Потом я доказываю, что сумма трех углов в прямолинейном треугольнике не может быть более двух прямых углов, и если эта сумма равна двум прямым углам в каком-нибудь прямолинейном треугольнике, то она должна быть такова во всех прямолинейных треугольниках.

Итак два только предположения возможны: или сумма трех углов во всяком прямолинейном треугольнике равна двум прямым углам — это предположение составляет обыкновенную геометрию — или во всяком прямолинейном треугольнике эта сумма менее двух прямых, и это последнее предположение служит основанием особой геометрии, которой я дал название воображаемой геометрии, но которую может быть приличнее назвать Пангеометрией, потому что это название означает геометрию в обширном виде, где обыкновенная геометрия будет частный случай (1, с. 435-437).

[О мышлении и языке]

<...> Что же надобно сказать о дарованиях умственных, врожденных побуждениях, свойственных человеку желаниях? Все должно остаться при нем; иначе исказим его природу, будем ее насиловать и повредим его благополучию.

Обратимся, во-первых, к главнейшей способности, уму, которым хотят отличить человека от прочих животных, противополагая в последних инстинкт <...>

<...> Ум, если хотят составить его из воображения и памяти, едва ли отличает нас от животных.
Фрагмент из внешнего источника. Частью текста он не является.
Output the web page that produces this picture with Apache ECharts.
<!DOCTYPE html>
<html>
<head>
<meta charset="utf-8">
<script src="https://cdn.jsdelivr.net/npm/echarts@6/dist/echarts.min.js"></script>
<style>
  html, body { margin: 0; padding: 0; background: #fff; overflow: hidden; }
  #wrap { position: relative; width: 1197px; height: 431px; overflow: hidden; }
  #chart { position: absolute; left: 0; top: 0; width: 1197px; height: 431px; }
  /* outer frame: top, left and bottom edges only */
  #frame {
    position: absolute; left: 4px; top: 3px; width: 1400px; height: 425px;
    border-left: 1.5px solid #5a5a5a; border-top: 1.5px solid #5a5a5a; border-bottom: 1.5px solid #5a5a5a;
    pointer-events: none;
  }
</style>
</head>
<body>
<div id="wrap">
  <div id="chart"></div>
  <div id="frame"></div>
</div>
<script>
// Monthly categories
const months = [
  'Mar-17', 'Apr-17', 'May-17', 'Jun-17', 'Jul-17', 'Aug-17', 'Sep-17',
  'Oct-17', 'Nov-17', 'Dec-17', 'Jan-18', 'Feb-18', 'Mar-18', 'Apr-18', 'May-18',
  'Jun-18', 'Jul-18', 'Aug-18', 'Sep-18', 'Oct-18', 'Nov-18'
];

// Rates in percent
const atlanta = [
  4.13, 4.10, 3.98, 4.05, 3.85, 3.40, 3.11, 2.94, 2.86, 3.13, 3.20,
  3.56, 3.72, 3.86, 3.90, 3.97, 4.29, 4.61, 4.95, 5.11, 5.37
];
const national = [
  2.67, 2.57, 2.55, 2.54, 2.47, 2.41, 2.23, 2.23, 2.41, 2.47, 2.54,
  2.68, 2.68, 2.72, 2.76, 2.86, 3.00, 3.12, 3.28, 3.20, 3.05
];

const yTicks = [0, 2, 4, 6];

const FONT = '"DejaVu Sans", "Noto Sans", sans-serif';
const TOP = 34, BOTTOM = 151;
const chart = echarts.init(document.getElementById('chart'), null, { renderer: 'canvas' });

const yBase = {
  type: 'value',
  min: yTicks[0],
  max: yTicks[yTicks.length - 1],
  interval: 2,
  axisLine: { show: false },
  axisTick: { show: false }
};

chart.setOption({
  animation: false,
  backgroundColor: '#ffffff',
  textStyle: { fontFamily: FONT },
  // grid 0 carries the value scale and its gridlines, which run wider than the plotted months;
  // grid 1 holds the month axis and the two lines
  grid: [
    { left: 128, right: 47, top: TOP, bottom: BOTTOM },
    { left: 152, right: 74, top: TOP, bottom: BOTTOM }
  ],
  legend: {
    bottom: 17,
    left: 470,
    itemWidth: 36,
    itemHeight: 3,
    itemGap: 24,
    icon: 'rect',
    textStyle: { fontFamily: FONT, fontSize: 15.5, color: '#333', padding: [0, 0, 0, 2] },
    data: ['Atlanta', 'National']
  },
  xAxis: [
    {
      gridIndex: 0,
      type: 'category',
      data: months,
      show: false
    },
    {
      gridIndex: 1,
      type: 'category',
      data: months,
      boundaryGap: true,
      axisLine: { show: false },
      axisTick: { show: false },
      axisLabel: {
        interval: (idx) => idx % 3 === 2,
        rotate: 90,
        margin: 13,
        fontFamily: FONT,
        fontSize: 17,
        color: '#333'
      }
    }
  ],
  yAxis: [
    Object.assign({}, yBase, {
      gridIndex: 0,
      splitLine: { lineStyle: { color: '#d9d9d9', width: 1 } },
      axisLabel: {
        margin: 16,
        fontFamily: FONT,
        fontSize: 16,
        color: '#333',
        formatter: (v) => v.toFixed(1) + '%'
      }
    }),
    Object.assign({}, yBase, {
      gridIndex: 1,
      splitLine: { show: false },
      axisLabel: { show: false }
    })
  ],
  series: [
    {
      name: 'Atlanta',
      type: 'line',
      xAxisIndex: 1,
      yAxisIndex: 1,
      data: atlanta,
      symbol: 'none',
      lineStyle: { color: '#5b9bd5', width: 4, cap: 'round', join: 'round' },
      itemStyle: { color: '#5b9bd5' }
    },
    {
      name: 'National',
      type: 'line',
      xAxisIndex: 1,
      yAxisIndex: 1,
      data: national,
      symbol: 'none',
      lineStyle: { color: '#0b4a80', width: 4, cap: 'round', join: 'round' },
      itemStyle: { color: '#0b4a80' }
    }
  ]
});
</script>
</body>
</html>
Но разум, без сомнения, принадлежит исключительно человеку; разум, это значит, известные начала суждения, в которых как бы отпечатались первые действующие причины Вселенной и которые соглашают, таким образом, все наши заключения с явлениями в природе, где противоречия существовать не могут.
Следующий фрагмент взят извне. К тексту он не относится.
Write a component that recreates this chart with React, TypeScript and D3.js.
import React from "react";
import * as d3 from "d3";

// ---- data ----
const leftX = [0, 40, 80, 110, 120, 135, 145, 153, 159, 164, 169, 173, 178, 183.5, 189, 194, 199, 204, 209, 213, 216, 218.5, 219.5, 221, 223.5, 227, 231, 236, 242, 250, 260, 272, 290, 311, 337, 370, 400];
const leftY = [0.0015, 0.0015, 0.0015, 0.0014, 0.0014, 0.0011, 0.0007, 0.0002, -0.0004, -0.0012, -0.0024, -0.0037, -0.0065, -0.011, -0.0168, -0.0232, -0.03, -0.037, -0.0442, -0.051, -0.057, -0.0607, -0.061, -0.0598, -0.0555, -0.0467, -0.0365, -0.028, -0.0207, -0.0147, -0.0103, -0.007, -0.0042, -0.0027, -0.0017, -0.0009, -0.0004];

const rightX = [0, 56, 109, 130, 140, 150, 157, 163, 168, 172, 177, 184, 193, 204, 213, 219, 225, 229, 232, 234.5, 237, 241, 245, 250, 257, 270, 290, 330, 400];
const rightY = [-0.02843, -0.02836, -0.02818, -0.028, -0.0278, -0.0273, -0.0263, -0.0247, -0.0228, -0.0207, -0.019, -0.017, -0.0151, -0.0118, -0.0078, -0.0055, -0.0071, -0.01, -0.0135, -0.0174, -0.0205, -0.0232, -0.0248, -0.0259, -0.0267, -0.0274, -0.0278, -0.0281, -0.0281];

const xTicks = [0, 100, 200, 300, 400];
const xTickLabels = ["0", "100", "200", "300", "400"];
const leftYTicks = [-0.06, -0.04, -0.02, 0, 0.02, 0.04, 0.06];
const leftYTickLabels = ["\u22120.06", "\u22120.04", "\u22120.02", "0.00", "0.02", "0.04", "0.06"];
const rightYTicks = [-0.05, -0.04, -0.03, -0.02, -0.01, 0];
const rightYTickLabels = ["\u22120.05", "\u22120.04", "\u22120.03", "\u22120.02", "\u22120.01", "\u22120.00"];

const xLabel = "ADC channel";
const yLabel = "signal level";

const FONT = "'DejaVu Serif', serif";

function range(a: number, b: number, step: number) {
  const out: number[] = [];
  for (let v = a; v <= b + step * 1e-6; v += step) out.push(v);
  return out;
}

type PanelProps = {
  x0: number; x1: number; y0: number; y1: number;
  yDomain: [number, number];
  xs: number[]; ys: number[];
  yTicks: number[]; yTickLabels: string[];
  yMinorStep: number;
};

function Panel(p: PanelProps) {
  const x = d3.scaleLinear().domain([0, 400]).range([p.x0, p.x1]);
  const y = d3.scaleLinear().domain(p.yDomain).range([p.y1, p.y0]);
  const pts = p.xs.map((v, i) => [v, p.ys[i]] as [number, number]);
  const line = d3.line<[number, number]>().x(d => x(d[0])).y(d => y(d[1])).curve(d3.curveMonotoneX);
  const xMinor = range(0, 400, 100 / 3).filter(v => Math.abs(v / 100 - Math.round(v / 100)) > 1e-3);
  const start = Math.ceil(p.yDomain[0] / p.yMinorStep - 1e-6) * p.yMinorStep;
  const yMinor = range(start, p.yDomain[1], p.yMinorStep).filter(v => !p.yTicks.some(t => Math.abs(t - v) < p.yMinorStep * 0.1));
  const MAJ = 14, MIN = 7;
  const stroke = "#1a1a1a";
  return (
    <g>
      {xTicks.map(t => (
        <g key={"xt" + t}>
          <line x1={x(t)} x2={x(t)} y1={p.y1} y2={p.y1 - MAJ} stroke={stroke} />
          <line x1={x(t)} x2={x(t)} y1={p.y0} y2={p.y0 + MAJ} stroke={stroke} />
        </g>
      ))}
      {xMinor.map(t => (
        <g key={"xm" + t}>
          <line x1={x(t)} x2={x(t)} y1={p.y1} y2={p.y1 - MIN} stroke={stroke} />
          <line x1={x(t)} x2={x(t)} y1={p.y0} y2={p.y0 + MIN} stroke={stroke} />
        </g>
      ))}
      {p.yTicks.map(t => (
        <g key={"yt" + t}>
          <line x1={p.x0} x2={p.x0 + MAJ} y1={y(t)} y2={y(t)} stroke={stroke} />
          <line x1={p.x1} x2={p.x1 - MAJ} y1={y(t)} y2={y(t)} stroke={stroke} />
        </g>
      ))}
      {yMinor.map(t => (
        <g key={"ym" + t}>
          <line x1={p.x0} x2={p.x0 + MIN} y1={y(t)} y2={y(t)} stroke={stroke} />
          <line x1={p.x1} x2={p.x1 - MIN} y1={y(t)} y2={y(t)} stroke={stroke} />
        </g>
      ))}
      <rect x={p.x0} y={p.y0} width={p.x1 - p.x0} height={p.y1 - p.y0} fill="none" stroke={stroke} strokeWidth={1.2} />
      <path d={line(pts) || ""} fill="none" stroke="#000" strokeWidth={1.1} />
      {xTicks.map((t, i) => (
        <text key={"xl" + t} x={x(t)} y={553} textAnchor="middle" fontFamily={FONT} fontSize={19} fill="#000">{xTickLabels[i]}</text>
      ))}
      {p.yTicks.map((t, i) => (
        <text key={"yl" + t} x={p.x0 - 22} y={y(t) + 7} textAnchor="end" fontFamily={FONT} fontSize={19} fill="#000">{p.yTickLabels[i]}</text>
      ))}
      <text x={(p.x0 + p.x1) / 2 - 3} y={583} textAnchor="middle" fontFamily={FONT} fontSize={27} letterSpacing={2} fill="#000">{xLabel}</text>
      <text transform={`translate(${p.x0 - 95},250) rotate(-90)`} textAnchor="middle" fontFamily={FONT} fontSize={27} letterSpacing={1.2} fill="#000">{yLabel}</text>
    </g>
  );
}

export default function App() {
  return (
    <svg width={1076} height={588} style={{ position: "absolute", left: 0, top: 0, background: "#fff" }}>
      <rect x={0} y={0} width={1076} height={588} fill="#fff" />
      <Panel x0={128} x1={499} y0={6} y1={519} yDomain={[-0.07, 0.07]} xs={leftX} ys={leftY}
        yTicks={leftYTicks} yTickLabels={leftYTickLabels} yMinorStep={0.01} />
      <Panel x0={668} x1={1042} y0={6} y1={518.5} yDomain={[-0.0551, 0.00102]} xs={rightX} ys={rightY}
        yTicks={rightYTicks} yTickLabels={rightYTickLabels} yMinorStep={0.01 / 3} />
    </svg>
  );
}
Как бы то ни было, но в том надобно признаться, что не столько уму нашему, сколько дару слова, одолжены мы всем нашим превосходством пред прочими животными. Из них самые близкие по сложению своего тела, как уверяют анатомики, лишены органов, при помощи которых могли бы произносить сложные звуки. Им запрещено передавать друг другу понятия. Одному человеку предоставлено это право; он один на земле пользуется сим даром; ему одному велено учиться, поощрять свой ум, искать истин соединенными силами. Слова, как бы лучи ума его, передают и распространяют свет учения. Язык народа — свидетельство его образованности, верное доказательство степени его просвещения. Чему, спрашиваю я, одолжены своими блистательными успехами в последнее время математические и физические науки, слава нынешних веков, торжество ума человеческого? Без сомнения, искусственному языку своему, ибо как назвать все сии знаки различных исчислений, как не особенным, весьма сжатым языком, который, не утомляя напрасно нашего внимания, одной чертой выражает обширные понятия. Такие успехи математических наук, затмивши всякое другое учение, справедливо удивляют нас; заставляют признаться, что уму человеческому предоставлено исключительно познавать сего рода истины, что он, может быть, напрасно гоняется за другими; надобно согласиться и с тем, что математики открыли прямые средства к приобретению познаний. Еще не с давнего времени пользуемся мы сими средствами. Их указал нам знаменитый Бэкон. Оставьте, говорил он, трудиться напрасно, стараясь извлечь из одного разума всю мудрость; спрашивайте природу, она хранит все истины и на вопросы ваши будет отвечать вам непременно и удовлетворительно. Наконец, Гений Декарта привел эту счастливую перемену и, благодаря его дарованиям, мы живем уже в такие времена, когда едва тень древней схоластики бродит по Университетам. Здесь, в это заведение вступивши, юношество не услышит пустых слов без всякой мысли, одних звуков без всякого значения. Здесь учат тому, что на самом деле существует; а не тому, что изобретено одним праздным умом <...>(2, с. 423-425).